Majör depresyon veya bipolar bozukluk adı verilen  duygudurum bozuklukları, sanrılar, halüsinasyonlar veya her ikisi ile birlikte maternal psikozun en yaygın nedenidir. Sanrılar bebek merkezli olduğunda özellikle tehlikelidir. Doğum sonrası depresyonu olan birçok anne bebeğe zarar vereceğinden korkmaktadır. Çok sık görülmemekle birlikte, kadın psikotikse risk daha fazladır. Psikotik postpartum depresyon geçiren bir kadın, başka çocukların doğumundan sonra benzer sorunlara sahip olabilir.

Çocuk Üzerindeki Etkileri

Annenin bu depresyon durumu, çocuğuyla ilgili endişelerinin bir kısmını gerçekçi kılabilir. Bebekler, annelerinin üzüntüsüne, sessizliğine ve dikkatsizliğine son derece duyarlıdır. Bir araştırmada, 3 aylık bebeklerin annelerinden, üç dakika boyunca depresyon simülasyonu yapmaları istendi. Anneler bu süreçte monoton konuştular, ifadesiz kaldılar ve çocuğa dokunmaktan kaçındılar. Bu bize gösteriyor ki bu yaşlarda bile bebekler, annelerinin görünürdeki duygu durumundaki geçici değişikliklere cevap verebilmektedirler. Araştırma sonucunda bebekler, annelerinden uzak durdular ve anneler normal davranmaya başladıktan sonra bile bir süre devam eden sıkıntı belirtileri gösterdiler.

Uzun vadede, çocuk gelişimi etkilenebilir. Genel olarak depresif anne babaların çocukları depresyona karşı oldukça savunmasızdır ve doğum sonrası depresyonu olan annelerin çocukları için uzun süreli uyum bazen bir sorundur. Bir çalışmada, doğum sonrası depresyonu olan 55 kadının çocukları (doğumdan sonraki birkaç ay içinde ve beş yıllık bir süre boyunca), 40 sağlıklı kadının çocuklarıyla karşılaştırıldı. Bu araştırma için öğretmenlerin raporları kullanılmıştır. En çok düşük sınıf ailelerden gelen çocuklar etkilendi.
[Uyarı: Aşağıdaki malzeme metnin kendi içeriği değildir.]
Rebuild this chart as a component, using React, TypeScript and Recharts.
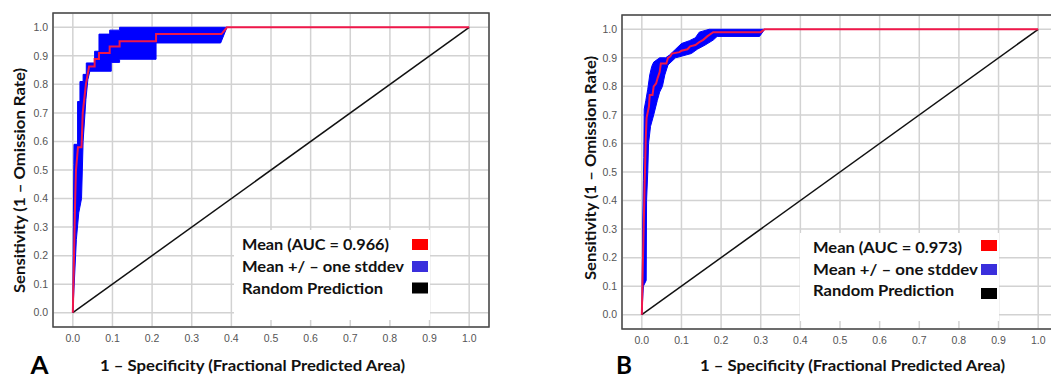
import { ComposedChart, Area, Line, XAxis, YAxis, CartesianGrid, ReferenceArea } from 'recharts'

type Pt = [number, number]

// shared axis ticks
const axisTicks = [0, 0.1, 0.2, 0.3, 0.4, 0.5, 0.6, 0.7, 0.8, 0.9, 1.0]
const diagonal: Pt[] = [[0, 0], [1, 1]]

// panel A (AUC 0.966)
const meanA: Pt[] = [
  [0, 0], [0.003, 0.2], [0.006, 0.4], [0.008, 0.5], [0.013, 0.58], [0.022, 0.58], [0.025, 0.7],
  [0.033, 0.8], [0.041, 0.863], [0.055, 0.863], [0.055, 0.889], [0.066, 0.889], [0.066, 0.91],
  [0.093, 0.91], [0.093, 0.933], [0.118, 0.933], [0.118, 0.951], [0.21, 0.951], [0.21, 0.976],
  [0.375, 0.976], [0.389, 1], [1, 1],
]
const upperA: Pt[] = [
  [0, 0], [0.0015, 0.35], [0.0025, 0.52], [0.003, 0.59], [0.012, 0.59], [0.012, 0.74], [0.018, 0.74],
  [0.018, 0.81], [0.026, 0.81], [0.026, 0.835], [0.034, 0.835], [0.034, 0.875], [0.055, 0.875],
  [0.055, 0.916], [0.066, 0.916], [0.066, 0.976], [0.093, 0.976], [0.093, 0.99], [0.118, 0.99],
  [0.118, 1.0], [0.389, 1.0],
]
const lowerA: Pt[] = [
  [0, 0], [0.009, 0.257], [0.015, 0.35], [0.022, 0.4], [0.026, 0.6], [0.033, 0.747], [0.038, 0.817],
  [0.043, 0.846], [0.097, 0.846], [0.097, 0.877], [0.118, 0.877], [0.118, 0.888], [0.21, 0.888],
  [0.21, 0.945], [0.373, 0.945], [0.389, 1.0],
]

// panel B (AUC 0.973)
const meanB: Pt[] = [
  [0, 0], [0.003, 0.2], [0.007, 0.45], [0.01, 0.62], [0.012, 0.69], [0.018, 0.73], [0.02, 0.77],
  [0.027, 0.77], [0.03, 0.8], [0.036, 0.81], [0.04, 0.83], [0.045, 0.85], [0.048, 0.88], [0.062, 0.88],
  [0.066, 0.9], [0.072, 0.905], [0.076, 0.915], [0.095, 0.92], [0.1, 0.925], [0.115, 0.93],
  [0.122, 0.94], [0.135, 0.945], [0.145, 0.955], [0.155, 0.963], [0.165, 0.975], [0.18, 0.99],
  [0.3, 0.99], [0.31, 1.0], [1, 1],
]
const upperB: Pt[] = [
  [0, 0], [0.001, 0.1], [0.002, 0.3], [0.004, 0.47], [0.005, 0.55], [0.006, 0.72], [0.01, 0.75],
  [0.015, 0.79], [0.02, 0.84], [0.025, 0.87], [0.03, 0.885], [0.045, 0.9], [0.06, 0.9], [0.07, 0.91],
  [0.085, 0.93], [0.1, 0.95], [0.12, 0.96], [0.135, 0.97], [0.145, 0.99], [0.17, 1.0], [0.31, 1.0],
]
const lowerB: Pt[] = [
  [0, 0], [0.004, 0.1], [0.011, 0.12], [0.012, 0.4], [0.015, 0.5], [0.017, 0.6], [0.022, 0.66],
  [0.03, 0.7], [0.039, 0.75], [0.045, 0.78], [0.052, 0.8], [0.058, 0.84], [0.066, 0.875],
  [0.085, 0.9], [0.125, 0.915], [0.14, 0.93], [0.16, 0.945], [0.18, 0.962], [0.19, 0.975],
  [0.297, 0.975], [0.31, 1.0],
]

const legendLabels = ['Mean (AUC = 0.966)', 'Mean +/ \u2013 one stddev', 'Random Prediction']
const legendLabelsB = ['Mean (AUC = 0.973)', 'Mean +/ \u2013 one stddev', 'Random Prediction']
const xTitle = '1 \u2013 Specificity (Fractional Predicted Area)'
const yTitle = 'Sensitivity (1 \u2013 Omission Rate)'

const rows = (pts: Pt[]) => pts.map(([x, y]) => ({ x, y }))
// closed outline: upper edge left->right, lower edge back
const band = (up: Pt[], lo: Pt[]) => rows([...up, ...[...lo].reverse()])

const TITLE_FONT = 'Lato, "Open Sans", sans-serif'

function RocPanel({ mean, upper, lower, left, top, plotH }: {
  mean: Pt[]; upper: Pt[]; lower: Pt[]; left: number; top: number; plotH: number
}) {
  const width = 500
  const height = 378
  return (
    <div style={{ position: 'absolute', left, top: 0 }}>
      <ComposedChart width={width} height={height} margin={{ top, right: 11, bottom: 0, left: 0 }}>
        <CartesianGrid stroke="#d2d2d2" strokeWidth={1.5} />
        <XAxis
          dataKey="x"
          type="number"
          domain={[-0.05, 1.05]}
          ticks={axisTicks}
          allowDataOverflow
          tickFormatter={(v: number) => v.toFixed(1)}
          axisLine={false}
          tickLine={false}
          tickSize={6}
          tickMargin={2}
          height={height - top - plotH}
          tick={{ fill: '#555', fontSize: 10.5, fontFamily: 'Liberation Sans, Arial, sans-serif' }}
        />
        <YAxis
          dataKey="y"
          type="number"
          domain={[-0.05, 1.05]}
          ticks={axisTicks}
          allowDataOverflow
          tickFormatter={(v: number) => v.toFixed(1)}
          axisLine={false}
          tickLine={false}
          tickSize={3}
          tickMargin={2}
          width={53}
          tick={{ fill: '#555', fontSize: 10.5, fontFamily: 'Liberation Sans, Arial, sans-serif' }}
        />
        <Area
          data={band(upper, lower)}
          dataKey="y"
          type="linear"
          baseValue={0}
          stroke="#0000ff"
          strokeWidth={1}
          fill="#0000ff"
          fillOpacity={1}
          isAnimationActive={false}
          dot={false}
          activeDot={false}
        />
        <Line
          data={rows(diagonal)}
          dataKey="y"
          type="linear"
          stroke="#111"
          strokeWidth={1.5}
          dot={false}
          activeDot={false}
          isAnimationActive={false}
        />
        <Line
          data={rows(mean)}
          dataKey="y"
          type="linear"
          stroke="#f0174a"
          strokeWidth={2}
          dot={false}
          activeDot={false}
          isAnimationActive={false}
        />
        <ReferenceArea x1={-0.05} x2={1.05} y1={-0.05} y2={1.05} fill="none" stroke="#474747" strokeWidth={1.5} ifOverflow="visible" />
      </ComposedChart>
    </div>
  )
}

function Legend({ x, y0, labels, lengths, boxX, boxY, boxW, boxH, swX, swY }: {
  x: number; y0: number[]; labels: string[]; lengths: number[]
  boxX: number; boxY: number; boxW: number; boxH: number; swX: number; swY: number[]
}) {
  const colors = ['#ff0000', '#3a2fdc', '#000000']
  return (
    <g>
      <rect x={boxX} y={boxY} width={boxW} height={boxH} fill="#fff" />
      {labels.map((t, i) => (
        <text key={t} x={x} y={y0[i]} fontFamily={TITLE_FONT} fontWeight={700} fontSize={16}
          textLength={lengths[i]} lengthAdjust="spacingAndGlyphs" fill="#111">{t}</text>
      ))}
      {colors.map((c, i) => (
        <rect key={c} x={swX} y={swY[i]} width={16} height={11} fill={c} />
      ))}
    </g>
  )
}

export default function App() {
  return (
    <div style={{ position: 'absolute', left: 0, top: 0, width: 1051, height: 378, overflow: 'hidden', background: '#fff' }}>
      <RocPanel mean={meanA} upper={upperA} lower={lowerA} left={0} top={13} plotH={314} />
      <RocPanel mean={meanB} upper={upperB} lower={lowerB} left={569} top={15} plotH={314} />
      <svg width={1051} height={378} style={{ position: 'absolute', left: 0, top: 0, pointerEvents: 'none' }}>
        <Legend x={242} y0={[250, 272, 293.5]} labels={legendLabels} lengths={[147, 162, 141]}
          boxX={234} boxY={230} boxW={196} boxH={90} swX={412} swY={[239, 261, 282.5]} />
        <Legend x={813} y0={[252.5, 274.5, 296]} labels={legendLabelsB} lengths={[149, 165, 141]}
          boxX={800} boxY={233} boxW={199} boxH={88} swX={981} swY={[240, 264, 288]} />
        <text x={100} y={371} fontFamily={TITLE_FONT} fontWeight={700} fontSize={16}
          textLength={305} lengthAdjust="spacingAndGlyphs" fill="#111">{xTitle}</text>
        <text x={700} y={371} fontFamily={TITLE_FONT} fontWeight={700} fontSize={16}
          textLength={305} lengthAdjust="spacingAndGlyphs" fill="#111">{xTitle}</text>
        <text transform="translate(25,293) rotate(-90)" fontFamily={TITLE_FONT} fontWeight={700} fontSize={16}
          textLength={225} lengthAdjust="spacingAndGlyphs" fill="#111">{yTitle}</text>
        <text transform="translate(596,280) rotate(-90)" fontFamily={TITLE_FONT} fontWeight={700} fontSize={16}
          textLength={224} lengthAdjust="spacingAndGlyphs" fill="#111">{yTitle}</text>
        <text x={30.5} y={373.5} fontFamily={TITLE_FONT} fontWeight={700} fontSize={24}
          textLength={18} lengthAdjust="spacingAndGlyphs" fill="#000">A</text>
        <text x={616} y={373.5} fontFamily={TITLE_FONT} fontWeight={700} fontSize={24}
          textLength={16} lengthAdjust="spacingAndGlyphs" fill="#000">B</text>
      </svg>
    </div>
  )
}
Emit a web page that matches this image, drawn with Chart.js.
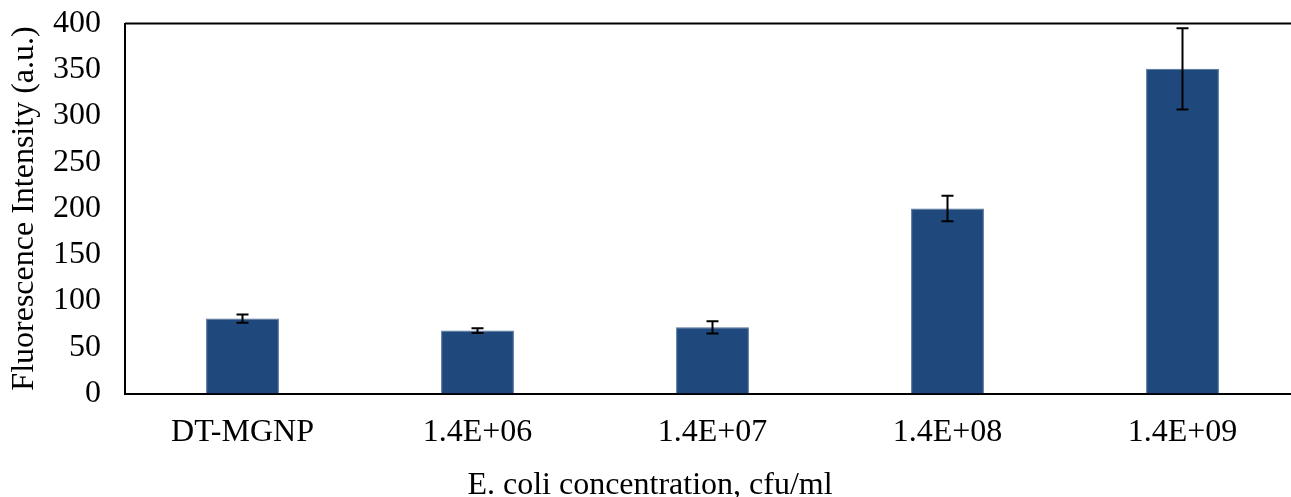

Bu grupta, araştırmacılar klinik olarak anlamlı davranış problemlerini (özellikle hiperaktivite ve dikkat dağınıklığı) ortalamadan yüksek bulmuştur.

İlaç Tedavisi

Antidepresan ilaçlar hamilelik esnasında ve doğumdan sonra depresyon için standart bir tedavi yöntemidir, ancak birçok anne ve anne adayı ilaçların çocuk üzerindeki etkileri konusunda endişelidir. Bazı potansiyel riskleri şu şekilde sıralayabiliriz; doğum kusurları, yeni doğan toksisitesi (titreme, beslenme zorluğu ve düzensiz kalp atışı veya solunum sıkıntıları) ve uzun süreli bilişsel, duygusal veya davranışsal etkilerdir.

Antidepresan alan bazı kadınlar, çocuk sahibi olmadan önce ilaç kullanımını bırakmak isteyebilir. Hamile veya emzirirken depresyona giren bazı anneler ise ilaç kullanmamayı tercih edebilir.Bu durum, depresyonun ne kadar şiddetli olduğu ve hem anne hem de çocuğun semptomlarıyla ne kadar iyi baş edebileceğine bağlıdır. Hamile ve emziren anneler, uzun süreli depresyonun hem kendileri hem de çocukları için ilaç yan etkilerinden daha riskli olabileceğinin farkında olmalıdırlar.